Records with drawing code
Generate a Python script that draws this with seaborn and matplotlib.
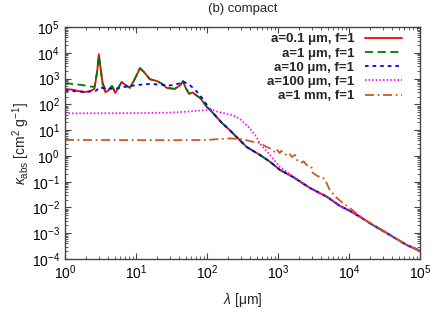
import numpy as np
import pandas as pd
import seaborn as sns
import matplotlib.pyplot as plt
from matplotlib.ticker import LogLocator, NullFormatter

# wavelength [um] and kappa_abs [cm^2 g^-1]
lam_01 = [1, 1.3, 1.8, 2.2, 2.6, 2.85, 3.0, 3.15, 3.4, 3.7, 4.1, 4.6, 5.1, 5.6, 6.3, 7.2,
          8.2, 9.5, 11.4, 13, 15.7, 20, 24, 27, 35, 42, 46, 50, 56, 63, 70, 80, 100, 121,
          160, 210, 280, 365, 557, 770, 1060, 1620, 2800, 4900, 7470, 10300, 14400, 21700,
          30000, 65000, 100000]
kap_01 = [400, 370, 300, 320, 400, 2000, 9000, 3000, 600, 300, 350, 510, 280, 420, 740, 550,
          440, 900, 2600, 1800, 950, 800, 600, 440, 400, 550, 800, 450, 260, 290, 230, 180, 79, 47,
          20, 10, 4.5, 2.2, 1.1, 0.6, 0.29, 0.155, 0.058, 0.026, 0.0115, 0.0074, 0.0043, 0.0021,
          0.00125, 0.00035, 0.00021]

lam_1 = [1, 1.3, 1.8, 2.2, 2.6, 2.85, 3.0, 3.15, 3.4, 3.7, 4.1, 4.6, 5.1, 5.6, 6.3, 7.2,
         8.2, 9.5, 11.4, 13, 15.7, 20, 24, 27, 35, 42, 46, 50, 56, 63, 70, 80, 100, 121,
         160, 210, 280, 365, 557, 770, 1060, 1620, 2800, 4900, 7470, 10300, 14400, 21700,
         30000, 65000, 100000]
kap_1 = [680, 620, 560, 500, 480, 2000, 8000, 3000, 650, 400, 380, 520, 320, 430, 740, 560,
         450, 900, 2500, 1800, 950, 800, 600, 440, 400, 550, 800, 450, 260, 290, 230, 180, 79, 47,
         20, 10, 4.5, 2.2, 1.1, 0.6, 0.29, 0.155, 0.058, 0.026, 0.0115, 0.0074, 0.0043, 0.0021,
         0.00125, 0.00035, 0.00021]

lam_10 = [1, 2, 2.7, 3.1, 3.5, 5, 7, 10, 15, 20, 30, 40, 46, 55, 65, 80, 100, 121,
          160, 210, 280, 365, 557, 770, 1060, 1620, 2800, 4900, 7470, 10300, 14400, 21700,
          30000, 65000, 100000]
kap_10 = [340, 310, 330, 470, 420, 400, 480, 560, 620, 600, 540, 640, 780, 620, 420, 230, 95, 48,
          20, 10, 4.5, 2.2, 1.1, 0.6, 0.29, 0.155, 0.058, 0.026, 0.0115, 0.0074, 0.0043, 0.0021,
          0.00125, 0.00035, 0.00021]

lam_100 = [1, 10, 30, 50, 80, 100, 121, 150, 230, 290, 400, 500, 557, 770, 1060, 1620,
           2800, 4900, 7470, 10300, 14400, 21700, 30000, 65000, 100000]
kap_100 = [45, 46, 48, 52, 58, 60, 60, 50, 38, 28, 12, 5.5, 3.0, 1.1, 0.38, 0.16,
           0.058, 0.026, 0.0115, 0.0074, 0.0043, 0.0021, 0.00125, 0.00035, 0.00021]

lam_1mm = [1, 10, 50, 100, 210, 320, 450, 557, 700, 800, 904, 960, 1060, 1120, 1200, 1330,
           1450, 1580, 1740, 1850, 2000, 2160, 2300, 2640, 3000, 3100, 3700, 4100, 4600,
           5400, 6800, 8200, 10300, 13400, 17000, 21700, 30000, 65000, 100000]
kap_1mm = [4.2, 4.1, 4.1, 4.2, 4.8, 4.4, 3.5, 3.2, 2.2, 1.9, 1.4, 1.8, 1.3, 1.6, 1.2, 1.1,
           1.25, 0.9, 1.1, 0.7, 0.6, 0.55, 0.62, 0.39, 0.35, 0.22, 0.16, 0.16, 0.12,
           0.047, 0.023, 0.015, 0.0095, 0.0053, 0.0032, 0.0022, 0.0013, 0.00036, 0.00021]

labels = ["a=0.1 μm, f=1", "a=1 μm, f=1", "a=10 μm, f=1", "a=100 μm, f=1", "a=1 mm, f=1"]

sns.set_style("ticks")
plt.rcParams["font.family"] = ["Liberation Sans", "DejaVu Sans"]
plt.rcParams["mathtext.fontset"] = "custom"
plt.rcParams["mathtext.rm"] = "Liberation Sans"
plt.rcParams["mathtext.it"] = "Liberation Sans:italic"
plt.rcParams["mathtext.bf"] = "Liberation Sans:bold"

fig, ax = plt.subplots(figsize=(4.36, 3.27), dpi=100)
fig.subplots_adjust(left=0.149, right=0.963, top=0.917, bottom=0.208)

series = [
    (lam_01, kap_01, "#ff0000", "-"),
    (lam_1, kap_1, "#007a00", (0, (4.5, 2.5))),
    (lam_10, kap_10, "#0000ff", (0, (2.0, 2.2))),
    (lam_100, kap_100, "#ff00ff", (0, (0.8, 1.2))),
    (lam_1mm, kap_1mm, "#cc5a1e", (0, (5, 2, 1, 2))),
]
for (lam, kap, col, ls), lab in zip(series, labels):
    df = pd.DataFrame({"lam": lam, "kap": kap})
    sns.lineplot(data=df, x="lam", y="kap", ax=ax, color=col, linestyle=ls,
                 lw=1.3, label=lab, estimator=None)

ax.set_xscale("log")
ax.set_yscale("log")
ax.set_xlim(1, 1e5)
ax.set_ylim(1e-4, 1e5)
ax.yaxis.set_major_locator(LogLocator(base=10, numticks=20))
ax.yaxis.set_minor_locator(LogLocator(base=10, subs=np.arange(2, 10), numticks=20))
ax.yaxis.set_minor_formatter(NullFormatter())
ax.xaxis.set_minor_locator(LogLocator(base=10, subs=np.arange(2, 10), numticks=20))
ax.xaxis.set_minor_formatter(NullFormatter())

ax.tick_params(which="both", direction="in", top=True, right=True, colors="#444444",
               labelcolor="black", labelsize=10)
ax.tick_params(which="major", length=4, width=0.8)
ax.tick_params(which="minor", length=2, width=0.6)
for sp in ax.spines.values():
    sp.set_color("#444444")
    sp.set_linewidth(1.0)

ax.set_xlabel(r"$\mathit{\lambda}$ [μm]", fontsize=10, labelpad=6)
ax.set_ylabel(r"$\kappa_{\rm abs}$ [cm$^2$ g$^{-1}$]", fontsize=10, labelpad=0)
ax.set_title("(b) compact", fontsize=9.5, pad=11)

leg = ax.legend(loc="upper right", bbox_to_anchor=(0.966, 1.0), frameon=False,
                markerfirst=False, handlelength=2.8, handletextpad=0.8, labelspacing=0.15,
                borderaxespad=0.05, prop={"weight": "bold", "size": 9.5})

plt.savefig("out.png", dpi=100)
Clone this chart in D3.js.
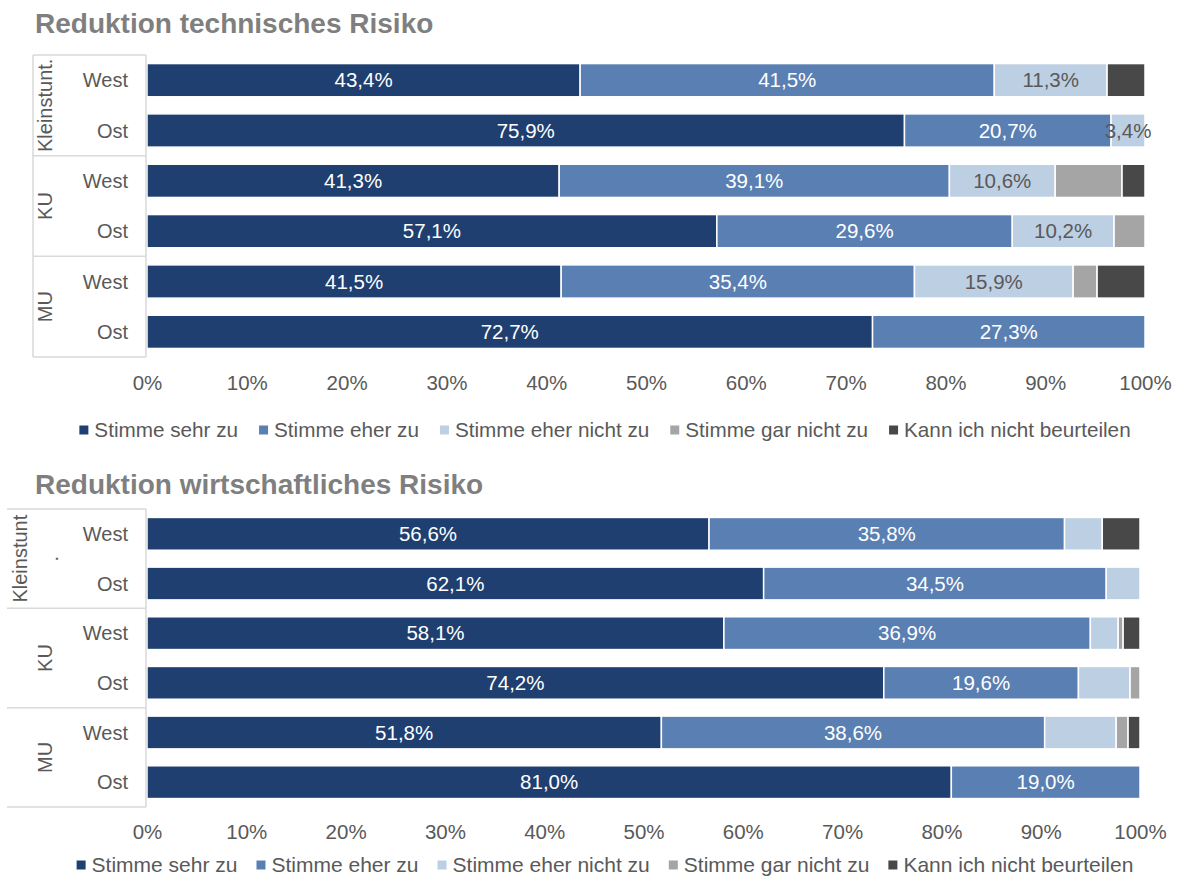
<!DOCTYPE html>
<html><head><meta charset="utf-8">
<script src="https://cdn.jsdelivr.net/npm/d3@7"></script>
<style>body{margin:0;background:#fff}svg{display:block;font-family:"Liberation Sans",Arial,sans-serif}</style>
</head><body><svg id="c" width="1181" height="877"></svg>
<script>
const seriesNames = ["Stimme sehr zu","Stimme eher zu","Stimme eher nicht zu","Stimme gar nicht zu","Kann ich nicht beurteilen"];
const seriesColors = ["#1f3f70","#5a7fb3","#bdcfe2","#a5a5a5","#484848"];
const groups = ["Kleinstunt.","KU","MU"];
const groups2 = [["Kleinstunt","."],["KU"],["MU"]];
const regions = ["West","Ost"];
const xTicks = [0,10,20,30,40,50,60,70,80,90,100];
// Reduktion technisches Risiko (rows: Kleinstunt. West/Ost, KU West/Ost, MU West/Ost)
const tech_sehr   = [43.4,75.9,41.3,57.1,41.5,72.7];
const tech_eher   = [41.5,20.7,39.1,29.6,35.4,27.3];
const tech_ehernicht = [11.3,3.4,10.6,10.2,15.9,0];
const tech_gar    = [0,0,6.7,3.1,2.4,0];
const tech_kann   = [3.8,0,2.3,0,4.8,0];
// Reduktion wirtschaftliches Risiko
const wirt_sehr   = [56.6,62.1,58.1,74.2,51.8,81.0];
const wirt_eher   = [35.8,34.5,36.9,19.6,38.6,19.0];
const wirt_ehernicht = [3.8,3.4,2.8,5.2,7.2,0];
const wirt_gar    = [0,0,0.5,1.0,1.2,0];
const wirt_kann   = [3.8,0,1.7,0,1.2,0];

const svg = d3.select("#c");
const fmt = v => v.toFixed(1).replace(".", ",") + "%";
const FS = 20.5;

function drawChart(cfg){
  const g = svg.append("g");
  g.append("text").attr("x",35).attr("y",cfg.titleY).text(cfg.title)
    .attr("font-size",28).attr("font-weight","bold").attr("fill","#7f7f7f");
  const x = d3.scaleLinear().domain([0,100]).range([cfg.x0,cfg.x1]);
  const rows = [];
  groups.forEach((gr,gi)=>regions.forEach((r,ri)=>rows.push(gi*2+ri)));
  const y = d3.scaleBand().domain(rows).range([cfg.top,cfg.bottom]).paddingInner(0.34).paddingOuter(0.17);
  const stackData = rows.map(i=>{const o={i}; cfg.series.forEach((s,k)=>o[k]=s[i]); return o;});
  const stack = d3.stack().keys([0,1,2,3,4])(stackData);
  stack.forEach((layer,k)=>{
    const lg = g.append("g");
    layer.forEach(d=>{
      const v = d[1]-d[0];
      if(v<=0) return;
      lg.append("rect").attr("x",x(d[0])).attr("y",y(d.data.i)).attr("width",x(d[1])-x(d[0]))
        .attr("height",y.bandwidth()).attr("fill",seriesColors[k]).attr("stroke","#fff").attr("stroke-width",1.5);
    });
  });
  stack.forEach((layer,k)=>{
    if(!cfg.labelSeries.includes(k)) return;
    layer.forEach(d=>{
      const v = d[1]-d[0];
      if(v<=0) return;
      g.append("text").attr("x",(x(d[0])+x(d[1]))/2).attr("y",y(d.data.i)+y.bandwidth()/2)
        .attr("dy","0.35em").attr("text-anchor","middle").attr("font-size",FS)
        .attr("fill",k<2?"#ffffff":"#595959").text(fmt(v));
    });
  });
  // category box
  const lc = "#d9d9d9";
  const step = (cfg.bottom-cfg.top)/3;
  for(let k=0;k<=3;k++){
    g.append("line").attr("x1",cfg.boxLeft).attr("x2",cfg.x0-1).attr("y1",cfg.top+k*step).attr("y2",cfg.top+k*step)
      .attr("stroke",lc).attr("stroke-width",1.5);
  }
  if(cfg.leftLine) g.append("line").attr("x1",cfg.boxLeft).attr("x2",cfg.boxLeft).attr("y1",cfg.top).attr("y2",cfg.bottom).attr("stroke",lc).attr("stroke-width",1.5);
  g.append("line").attr("x1",cfg.x0-1).attr("x2",cfg.x0-1).attr("y1",cfg.top).attr("y2",cfg.bottom).attr("stroke",lc).attr("stroke-width",1.5);
  rows.forEach(i=>{
    g.append("text").attr("x",128).attr("y",y(i)+y.bandwidth()/2).attr("dy","0.35em")
      .attr("text-anchor","end").attr("font-size",20).attr("fill","#595959").text(regions[i%2]);
  });
  cfg.groupLabels.forEach((lines,gi)=>{
    const cy = cfg.top+step*(gi+0.5);
    lines.forEach((ln,li)=>{
      const cx = lines.length>1 ? cfg.groupX2[li] : 45;
      g.append("text").attr("transform",`translate(${cx},${cy}) rotate(-90)`).attr("dy","0.35em")
        .attr("text-anchor","middle").attr("font-size",20).attr("fill","#595959").text(ln);
    });
  });
  // x axis labels
  const ax = g.append("g").attr("transform",`translate(0,${cfg.tickY})`)
    .call(d3.axisBottom(x).tickValues(xTicks).tickFormat(d=>d+"%").tickSize(0).tickPadding(0));
  ax.select(".domain").remove();
  ax.selectAll("text").attr("dy","0.35em").attr("y",0).attr("font-size",FS).attr("fill","#595959")
    .attr("font-family","Liberation Sans, Arial, sans-serif");
  // legend
  const leg = g.append("g");
  let cur = 0;
  seriesNames.forEach((n,k)=>{
    leg.append("rect").attr("x",cur).attr("y",-4.5).attr("width",9).attr("height",9).attr("fill",seriesColors[k]);
    const t = leg.append("text").attr("x",cur+15).attr("y",0).attr("dy","0.35em").attr("font-size",cfg.legSize).attr("fill","#595959").text(n);
    cur += 15 + t.node().getComputedTextLength() + cfg.legGap;
  });
  const w = cur - cfg.legGap;
  leg.attr("transform",`translate(${cfg.legCenter - w/2},${cfg.legY})`);
}

drawChart({title:"Reduktion technisches Risiko",titleY:33,x0:147,x1:1145,top:55,bottom:357,
  series:[tech_sehr,tech_eher,tech_ehernicht,tech_gar,tech_kann],labelSeries:[0,1,2],
  boxLeft:33,leftLine:true,groupLabels:[[groups[0]],[groups[1]],[groups[2]]],groupX2:[20,51],
  tickY:383,legY:430,legSize:20.7,legGap:21,legCenter:605});
drawChart({title:"Reduktion wirtschaftliches Risiko",titleY:494,x0:147,x1:1140,top:509,bottom:807,
  series:[wirt_sehr,wirt_eher,wirt_ehernicht,wirt_gar,wirt_kann],labelSeries:[0,1],
  boxLeft:7,leftLine:false,groupLabels:groups2,groupX2:[20,51],
  tickY:832,legY:865,legSize:21,legGap:19,legCenter:605});
</script></body></html>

• Work instructions:
In the records above, find the line with "Clone this chart in D3.js." and the line with "const FS = 20.5;", then restate word for word only those two lines and all lines between, omitting pictures.

• Task response:
Clone this chart in D3.js.
<!DOCTYPE html>
<html><head><meta charset="utf-8">
<script src="https://cdn.jsdelivr.net/npm/d3@7"></script>
<style>body{margin:0;background:#fff}svg{display:block;font-family:"Liberation Sans",Arial,sans-serif}</style>
</head><body><svg id="c" width="1181" height="877"></svg>
<script>
const seriesNames = ["Stimme sehr zu","Stimme eher zu","Stimme eher nicht zu","Stimme gar nicht zu","Kann ich nicht beurteilen"];
const seriesColors = ["#1f3f70","#5a7fb3","#bdcfe2","#a5a5a5","#484848"];
const groups = ["Kleinstunt.","KU","MU"];
const groups2 = [["Kleinstunt","."],["KU"],["MU"]];
const regions = ["West","Ost"];
const xTicks = [0,10,20,30,40,50,60,70,80,90,100];
// Reduktion technisches Risiko (rows: Kleinstunt. West/Ost, KU West/Ost, MU West/Ost)
const tech_sehr   = [43.4,75.9,41.3,57.1,41.5,72.7];
const tech_eher   = [41.5,20.7,39.1,29.6,35.4,27.3];
const tech_ehernicht = [11.3,3.4,10.6,10.2,15.9,0];
const tech_gar    = [0,0,6.7,3.1,2.4,0];
const tech_kann   = [3.8,0,2.3,0,4.8,0];
// Reduktion wirtschaftliches Risiko
const wirt_sehr   = [56.6,62.1,58.1,74.2,51.8,81.0];
const wirt_eher   = [35.8,34.5,36.9,19.6,38.6,19.0];
const wirt_ehernicht = [3.8,3.4,2.8,5.2,7.2,0];
const wirt_gar    = [0,0,0.5,1.0,1.2,0];
const wirt_kann   = [3.8,0,1.7,0,1.2,0];

const svg = d3.select("#c");
const fmt = v => v.toFixed(1).replace(".", ",") + "%";
const FS = 20.5;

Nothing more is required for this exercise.